At Town Hall, Romney Revealed His True Character: Weak and Desperate

Republican presidential candidate Mitt Romney faced a major character test on Monday—and he failed about as miserably as the wannabe leader of the free world could possibly fail. A Romney supporter stood up at a town hall event and suggested that President Obama should be “tried for treason.” Romney stood mutely and let the craziness proceed without even a token gesture at stopping it.

Many observers are calling it a test of leadership, but it was really much bigger, much deeper than that. This was a moment when we got a narrow window into the kind of man Romney is, a little peek at the essence of his personhood. What we discovered is that Romney is a small, weak, desperate man. On Monday, at that town hall meeting in Cleveland, the Republican who would be president acted like a coward.

As far as tests go, this wasn’t even a difficult one—it was like simple math compared to the Calculus and Differential Equations he would encounter in the White House. His president was being called a traitor to the nation. Any true American, any patriot, would rise up and defend his president in the face of such ridiculous attack, even if you don’t agree with the president’s policies. It is the right thing to do. Especially for someone who is himself auditioning for the same job. Not only is it right, it’s common sense. After all, is it so hard for Romney to do the slight bit of mental gymnastics required to see himself in the same position in a few years—he has miraculously won the presidency and someone on the left is accusing him of treason? Can he not see the benefit to the nation, to all politicians everywhere, to the future presidents of these United States, if he steps forward and establishes that accusing the president of treason is going too far, even for the rabid right-wingers he covets?

But no, what we saw was a candidate so desperate for the job, so single-mindedly focused on sitting in the Oval Office, that any threads of humanity have long ago slipped from his grasp, leaving a craven shell of a man who would do or say anything for the prize. Romney’s lack of response suggests that he has spent so much time embedded in the echo chamber of rabid right-wing nuttiness that he can no longer even identify crazy when it is all up in his face.
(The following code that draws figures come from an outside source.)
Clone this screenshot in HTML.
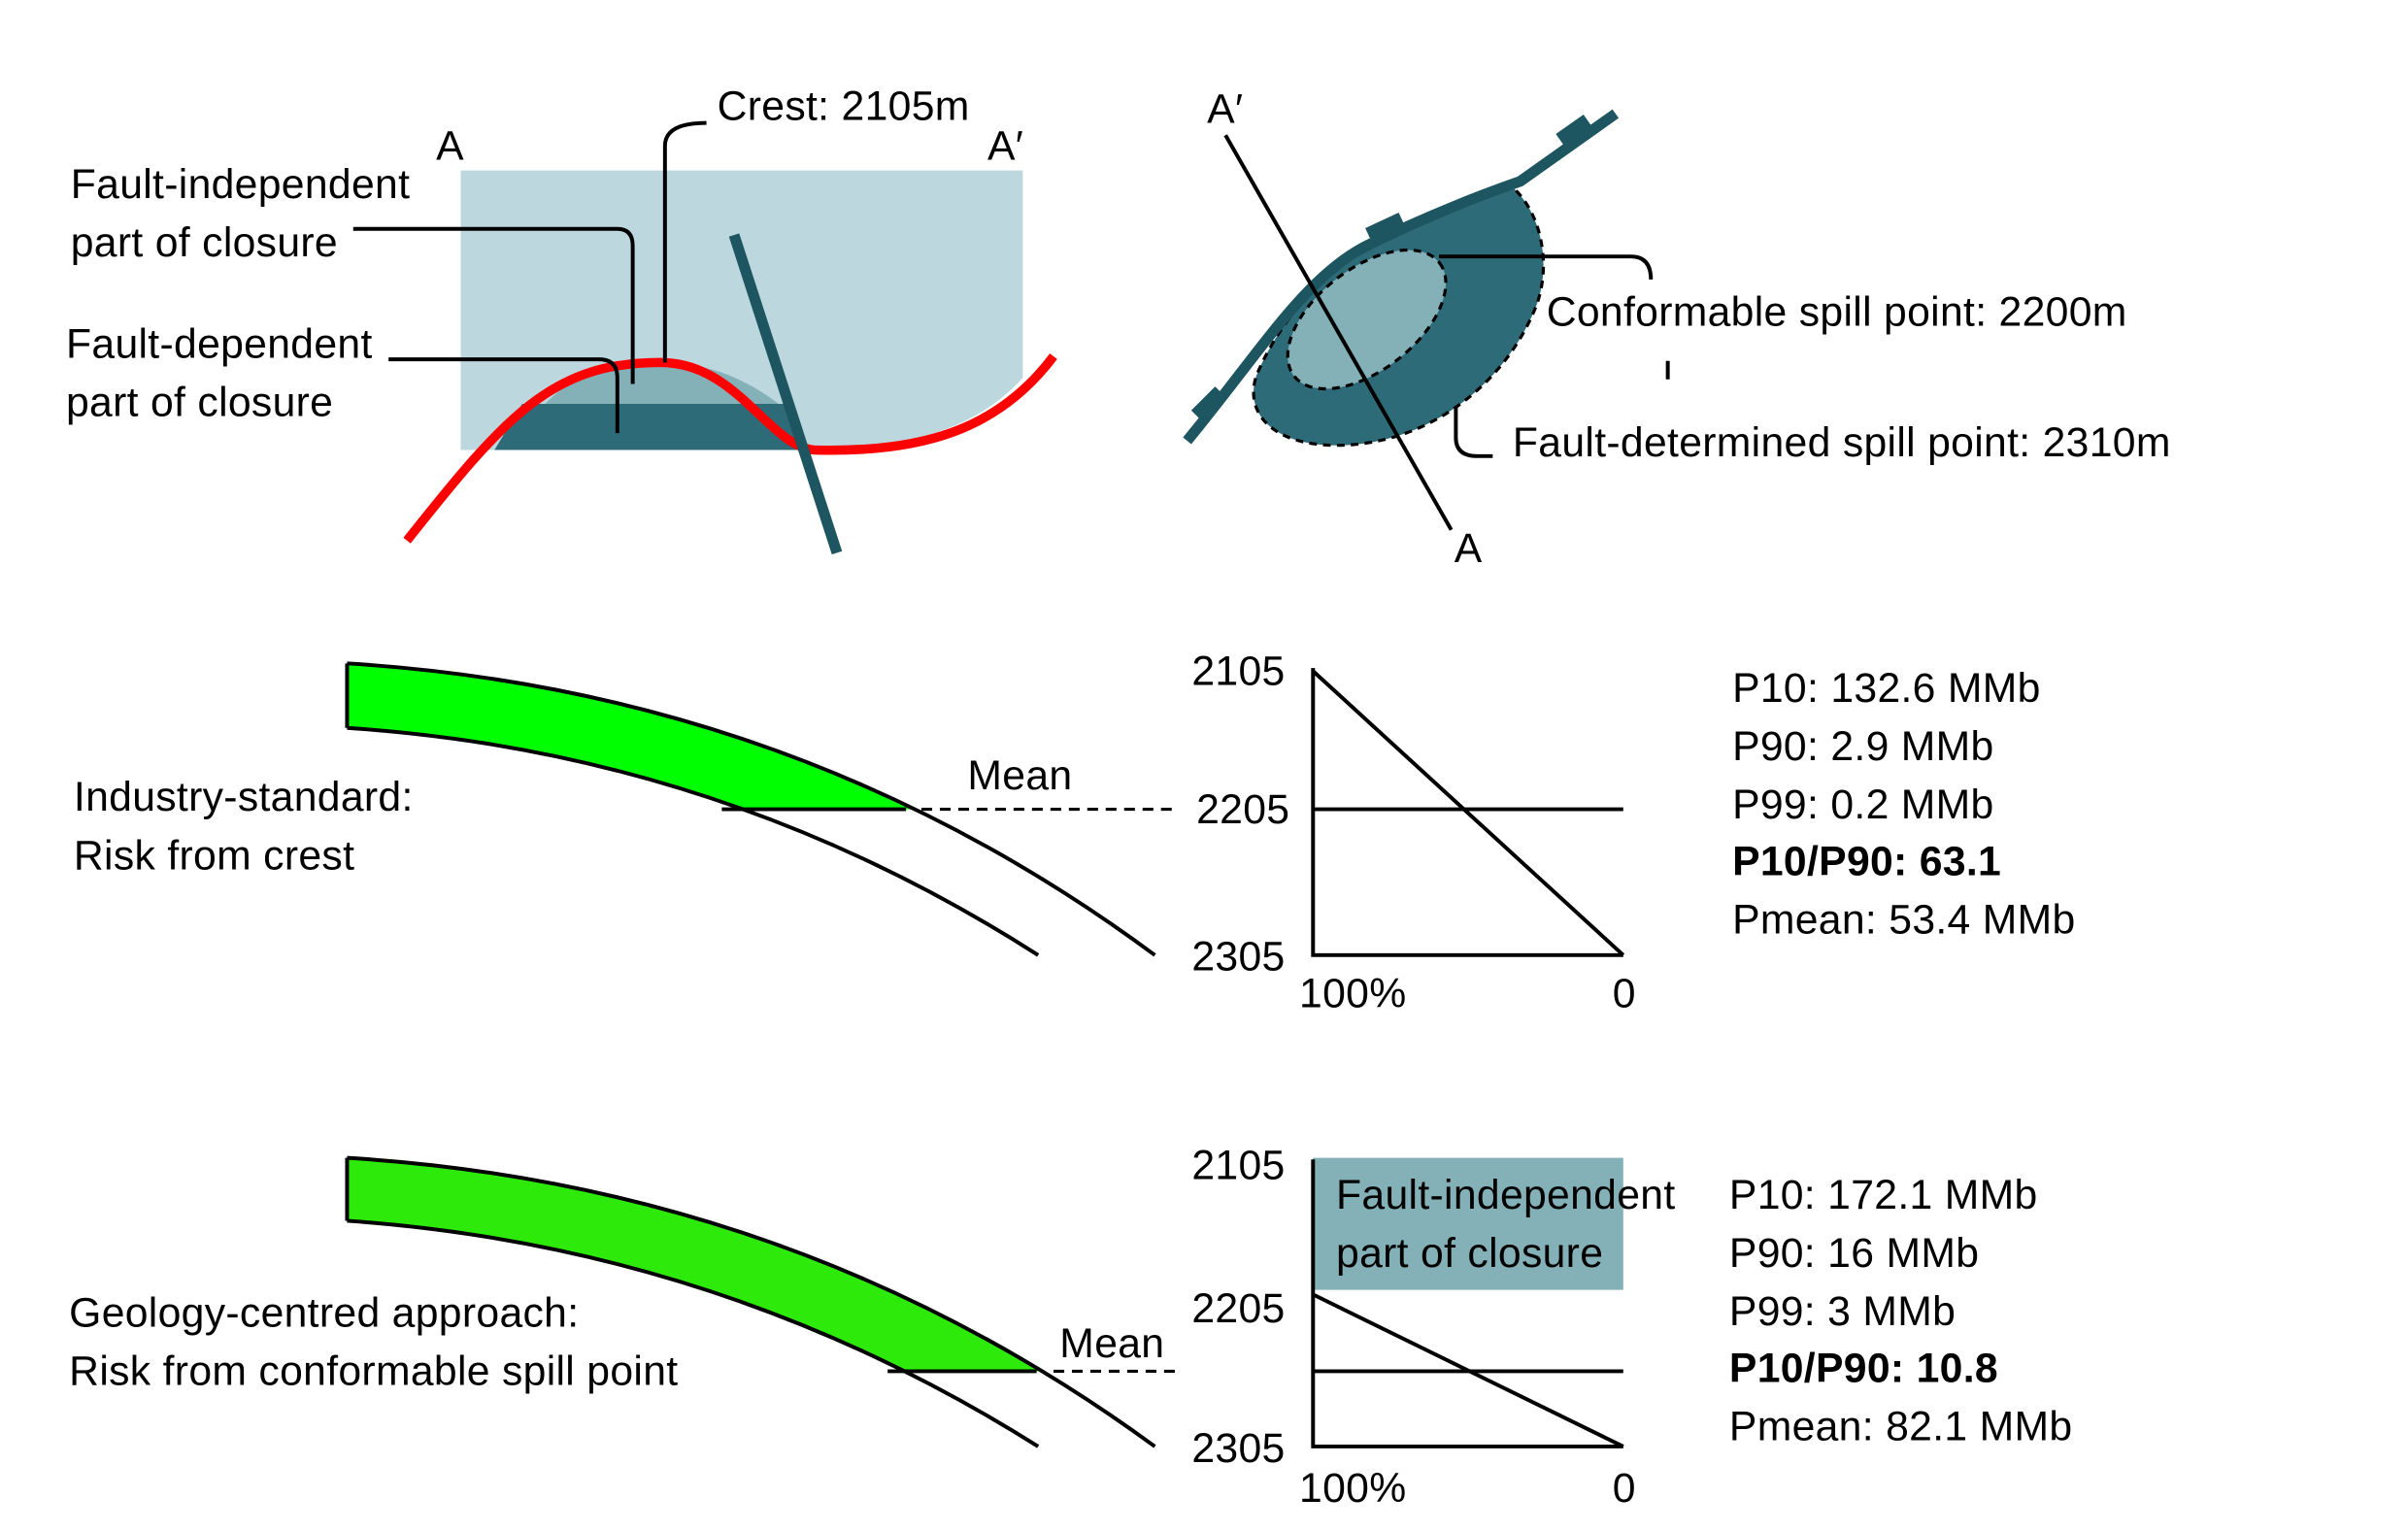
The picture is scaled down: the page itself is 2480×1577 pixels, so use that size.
<!DOCTYPE html>
<html><head><meta charset="utf-8"><style>html,body{margin:0;padding:0;background:#fff}svg{display:block}</style></head>
<body>
<svg width="2480" height="1577" viewBox="0 0 1568 997" xmlns="http://www.w3.org/2000/svg" font-family="Liberation Sans, sans-serif" font-size="27" letter-spacing="0.2" fill="#000">
<defs>
<clipPath id="c1"><rect x="0" y="0" width="1568" height="527"/></clipPath>
<clipPath id="c2"><rect x="0" y="0" width="1568" height="893"/></clipPath>
</defs>
<rect width="1568" height="997" fill="#fff"/>
<path d="M300,111 L666,111 L666,246 C640,275 600,292 530,293 L300,293 Z" fill="#bcd7dd"/>
<path d="M355,263 C375,242 400,236 430,236 C465,236 490,250 507,263 Z" fill="#84b0b8"/>
<path d="M340,263 L512,263 L522,293 L322,293 Z" fill="#2e6b78"/>
<path d="M265,352 C330,270 360,236 430,236 C480,236 500,290 530,293 C600,295 650,280 686,232" fill="none" stroke="#ff0000" stroke-width="6"/>
<line x1="478" y1="153" x2="545" y2="360" stroke="#1d5560" stroke-width="7"/>
<path d="M460,80 Q433,80 433,95 L433,236" fill="none" stroke="#000" stroke-width="2.5"/>
<path d="M230,149 L402,149 Q412,149 412,160 L412,250" fill="none" stroke="#000" stroke-width="2.5"/>
<path d="M253,234 L390,234 Q402,234 402,246 L402,282" fill="none" stroke="#000" stroke-width="2.5"/>
<text x="467" y="78">Crest: 2105m</text>
<text x="284" y="104">A</text>
<text x="643" y="104">A′</text>
<text x="46" y="129">Fault-independent</text>
<text x="46" y="167">part of closure</text>
<text x="43" y="233">Fault-dependent</text>
<text x="43" y="271">part of closure</text>
<path d="M880,165 C930,140 960,125 985,122 C1005,140 1010,175 1000,200 C980,250 930,290 870,290 C830,290 810,270 818,245 C830,215 855,185 880,165 Z" fill="#2e6b78" stroke="#000" stroke-width="2" stroke-dasharray="5,4"/>
<ellipse cx="890" cy="208" rx="60" ry="33" transform="rotate(-38 890 208)" fill="#84b0b8" stroke="#000" stroke-width="2" stroke-dasharray="5,4"/>
<path d="M773,287 C820,230 850,180 890,160 C930,140 970,125 990,118 L1052,74" fill="none" stroke="#1d5560" stroke-width="7"/>
<rect x="776" y="258" width="22" height="10" fill="#1d5560" transform="rotate(-45 787 263)"/>
<rect x="890" y="143" width="24" height="10" fill="#1d5560" transform="rotate(-25 902 148)"/>
<rect x="1014" y="80" width="22" height="10" fill="#1d5560" transform="rotate(-35 1025 85)"/>
<line x1="798" y1="88" x2="945" y2="345" stroke="#000" stroke-width="2.5"/>
<text x="786" y="80">A′</text>
<text x="947" y="366">A</text>
<path d="M937,167 L1062,167 Q1075,167 1075,182" fill="none" stroke="#000" stroke-width="2.5"/>
<line x1="1086" y1="235" x2="1086" y2="247" stroke="#000" stroke-width="2.5"/>
<path d="M948,265 L948,285 Q948,297 962,297 L972,297" fill="none" stroke="#000" stroke-width="2.5"/>
<text x="1007" y="212">Conformable spill point: 2200m</text>
<text x="985" y="297">Fault-determined spill point: 2310m</text>
<path d="M226,432 Q520,450 752,622 L676,622 Q470,490 226,474 Z" fill="#00ff00" clip-path="url(#c1)"/>
<line x1="226" y1="432" x2="226" y2="474" stroke="#000" stroke-width="2.5"/>
<path d="M226,432 Q520,450 752,622" fill="none" stroke="#000" stroke-width="2.5"/>
<path d="M226,474 Q470,490 676,622" fill="none" stroke="#000" stroke-width="2.5"/>
<line x1="470" y1="527" x2="590" y2="527" stroke="#000" stroke-width="2.5"/>
<line x1="600" y1="527" x2="765" y2="527" stroke="#000" stroke-width="2" stroke-dasharray="7,5"/>
<text x="630" y="514">Mean</text>
<text x="48" y="528">Industry-standard:</text>
<text x="48" y="566">Risk from crest</text>
<path d="M855,435 L855,622 L1057,622" fill="none" stroke="#000" stroke-width="2.5"/>
<line x1="855" y1="437" x2="1057" y2="622" stroke="#000" stroke-width="2.5"/>
<line x1="855" y1="527" x2="1057" y2="527" stroke="#000" stroke-width="2.5"/>
<text x="776" y="446">2105</text>
<text x="779" y="536">2205</text>
<text x="776" y="632">2305</text>
<text x="846" y="656">100%</text>
<text x="1050" y="656">0</text>
<text x="1128" y="457">P10: 132.6 MMb</text>
<text x="1128" y="495">P90: 2.9 MMb</text>
<text x="1128" y="533">P99: 0.2 MMb</text>
<text x="1128" y="570" font-weight="bold">P10/P90: 63.1</text>
<text x="1128" y="608">Pmean: 53.4 MMb</text>
<path d="M226,754 Q520,772 752,942 L676,942 Q470,812 226,795 Z" fill="#2eea0a" clip-path="url(#c2)"/>
<line x1="226" y1="754" x2="226" y2="795" stroke="#000" stroke-width="2.5"/>
<path d="M226,754 Q520,772 752,942" fill="none" stroke="#000" stroke-width="2.5"/>
<path d="M226,795 Q470,812 676,942" fill="none" stroke="#000" stroke-width="2.5"/>
<line x1="578" y1="893" x2="675" y2="893" stroke="#000" stroke-width="2.5"/>
<line x1="686" y1="893" x2="765" y2="893" stroke="#000" stroke-width="2" stroke-dasharray="7,5"/>
<text x="690" y="884">Mean</text>
<text x="45" y="864">Geology-centred approach:</text>
<text x="45" y="902">Risk from conformable spill point</text>
<rect x="855" y="754" width="202" height="86" fill="#84b0b8"/>
<text x="870" y="787">Fault-independent</text>
<text x="870" y="825">part of closure</text>
<path d="M855,755 L855,942 L1057,942" fill="none" stroke="#000" stroke-width="2.5"/>
<line x1="855" y1="843" x2="1057" y2="942" stroke="#000" stroke-width="2.5"/>
<line x1="855" y1="893" x2="1057" y2="893" stroke="#000" stroke-width="2.5"/>
<text x="776" y="768">2105</text>
<text x="776" y="861">2205</text>
<text x="776" y="952">2305</text>
<text x="846" y="978">100%</text>
<text x="1050" y="978">0</text>
<text x="1126" y="787">P10: 172.1 MMb</text>
<text x="1126" y="825">P90: 16 MMb</text>
<text x="1126" y="863">P99: 3 MMb</text>
<text x="1126" y="900" font-weight="bold">P10/P90: 10.8</text>
<text x="1126" y="938">Pmean: 82.1 MMb</text>
</svg>
</body></html>
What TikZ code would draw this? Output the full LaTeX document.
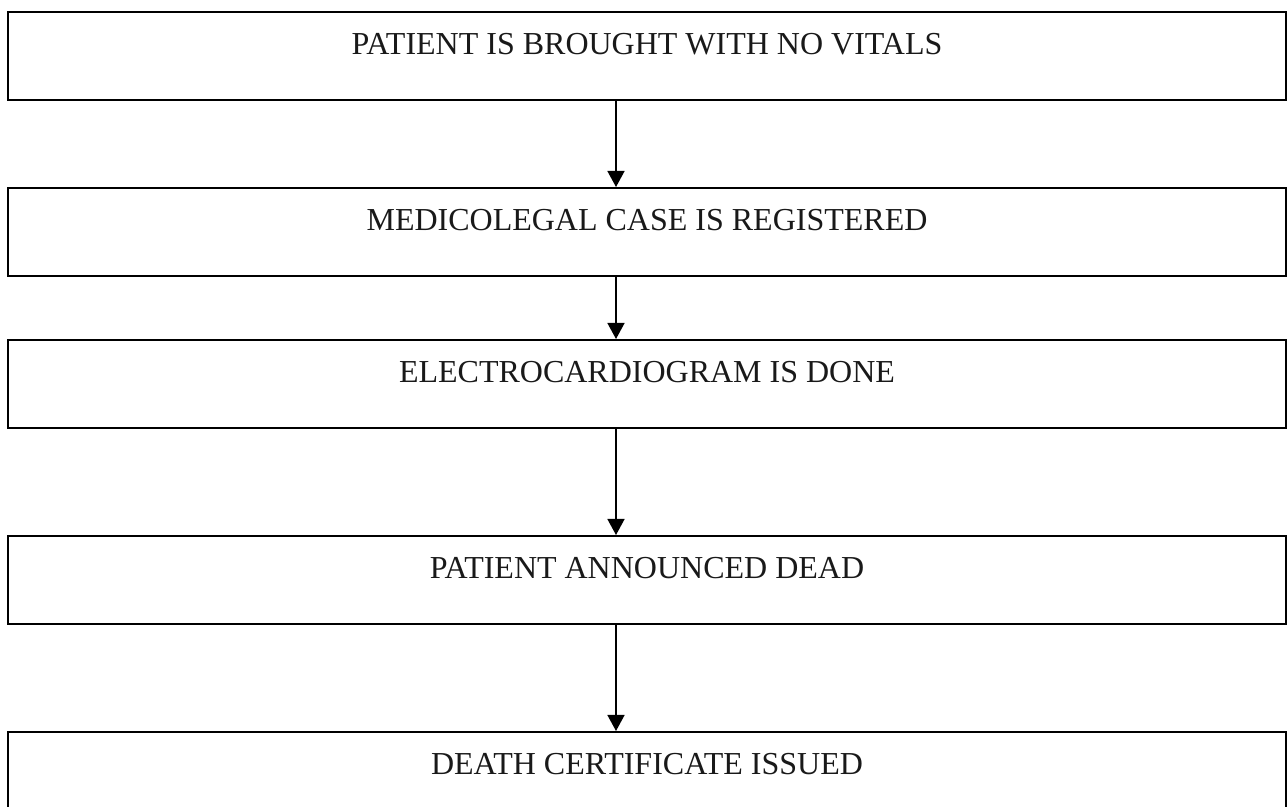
\documentclass[tikz,border=0pt]{standalone}
\usepackage{fontspec}
\setmainfont{Liberation Serif}
\usetikzlibrary{arrows.meta}
\begin{document}
\begin{tikzpicture}[x=0.5pt,y=-0.5pt,
    stepbox/.style={draw,line width=1.1pt,minimum width=639pt,inner sep=0pt,
      text height=21pt,text depth=23pt,anchor=north,
      font=\fontsize{16}{19}\selectfont,text=black!90},
    flow/.style={-{Triangle[length=8pt,width=8.5pt]},line width=0.75pt}]
  \clip (0,0) rectangle (1287,807);
  \node[stepbox] (novitals) at (647,11) {PATIENT IS BROUGHT WITH NO VITALS};
  \node[stepbox] (mlc) at (647,187) {MEDICOLEGAL CASE IS REGISTERED};
  \node[stepbox] (ecg) at (647,339) {ELECTROCARDIOGRAM IS DONE};
  \node[stepbox] (dead) at (647,535) {PATIENT ANNOUNCED DEAD};
  \node[stepbox] (cert) at (647,731) {DEATH CERTIFICATE ISSUED};
  % arrows run left of the box centre
  \coordinate (axis) at (616,0);
  \draw[flow] (novitals.south -| axis) -- (mlc.north -| axis);
  \draw[flow] (mlc.south -| axis) -- (ecg.north -| axis);
  \draw[flow] (ecg.south -| axis) -- (dead.north -| axis);
  \draw[flow] (dead.south -| axis) -- (cert.north -| axis);
\end{tikzpicture}
\end{document}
When our children are young, parents spend an inordinate amount of time working on their character, making sure that we are raising the kind of child who will speak out in the face of injustice. When his homies are bullying a defenseless kid, or leveling baseless, stupid attacks at a classmate, will he stand idly by and let the bullying continue, or will he bravely stand up to his peers—even if it might mean banishment or ridicule? These are the kinds of questions that keep parents up at night, wondering if we have done enough talking, teaching, coaching, so that our child might emerge on the other end as a person of strong character, one who will defend and support those who need it.

In other words, what we fear is that our children will grow up and be the kind of man that Mitt Romney apparently has become. Weak, small and desperate.